Provinsi Jawa Tengah dalam kurun waktu 2011 – 2020 behasil menekan kesenjangan komponen kesehatan sebesar 1,62 poin. Dengan peningkatan penggunaan air minum layak, penggunaan jamban sendiri dan menekan angka pernikahan dini bisa menjadi program mengejar ketertinggalan dalam komponen kesehatan.
Pembangunan Manusia di Jateng Kurang Menggembirakan
Untuk pembangunan manusia di bidang pendidikan secara nasional, Jawa Tengah berada pada peringkat yang kurang menggembirakan.
Anak-anak usia 7 tahun di Jawa Tengah mempunyai Harapan Lama Sekolah (HLS) hingga lulus SMA. Sedangkan Rata-rata Lama Sekolah (RLS), penduduk Jawa Tengah usia 25 tahun ke atas hanya mampu menempuh pendidikan sampai SMP kelas 1. Padahal angka nasional bisa mencapai SMP kelas 2.
Kota Semarang mempunyai RLS tertinggi hingga SMA kelas 2 dan Kabupaten Brebes dengan RLS terendah hanya sampai tamat SD.
Dalam kurun waktu 2011 – 2020 kedua indikator tersebut masih mempunyai kesenjangan yang tinggi terutama pada RLS yang hanya mampu menurunkan kesenjangan 0,43 poin. Penduduk usia 25 tahun ke atas sudah bekerja dan bertanggung jawab dalam kehidupan. Kecil kemungkinan menaikkan angka RLS dengan mendorong mereka untuk bersekolah lagi dengan masif.
Meningkatkan Angka RLS
Untuk peningkatan angka RLS, yang bisa dilakukan adalah dengan mendorong anak-anak usia 7 – 24 tahun tidak putus sekolah. Walaupun dampaknya hanya dirasakan sedikit demi sedikit setiap tahunnya paling tidak angka HLS juga terdorong dari upaya tersebut. Perlu usaha dari berbagai pihak untuk menjamin keberlangsungan pendidikan baik dari segi material maupun moral.

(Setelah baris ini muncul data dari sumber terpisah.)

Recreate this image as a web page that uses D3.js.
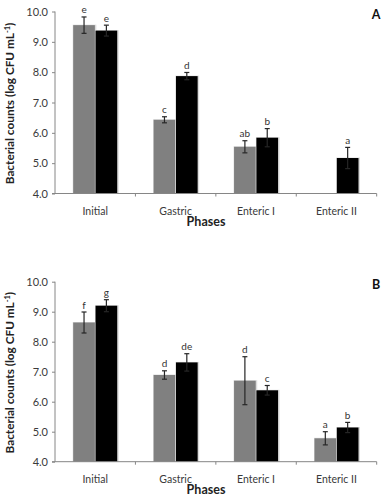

Segi material, mengupayakan pendidikan semurah mungkin dan meningkatkan sarana dan prasarana pendidikan sampai level tingkat desa. Dari sisi moral, menjaga dan memberi semangat anak-anak tidak kendor dalam belajar. Aspek ini perlu peningkatan kesejahteraan keluarga. Karena kemiskinan bisa mematahkan semangat anak dalam belajar.
Pembangunan manusia merupakan upaya bersama untuk meningkatkan ekonomi dan kualitas manusia demi kesejahteraan hidup. Bersama kita bisa meraih kualitas manusia yang bermartabat untuk Jawa Tengah, nasional bahkan tingkat dunia.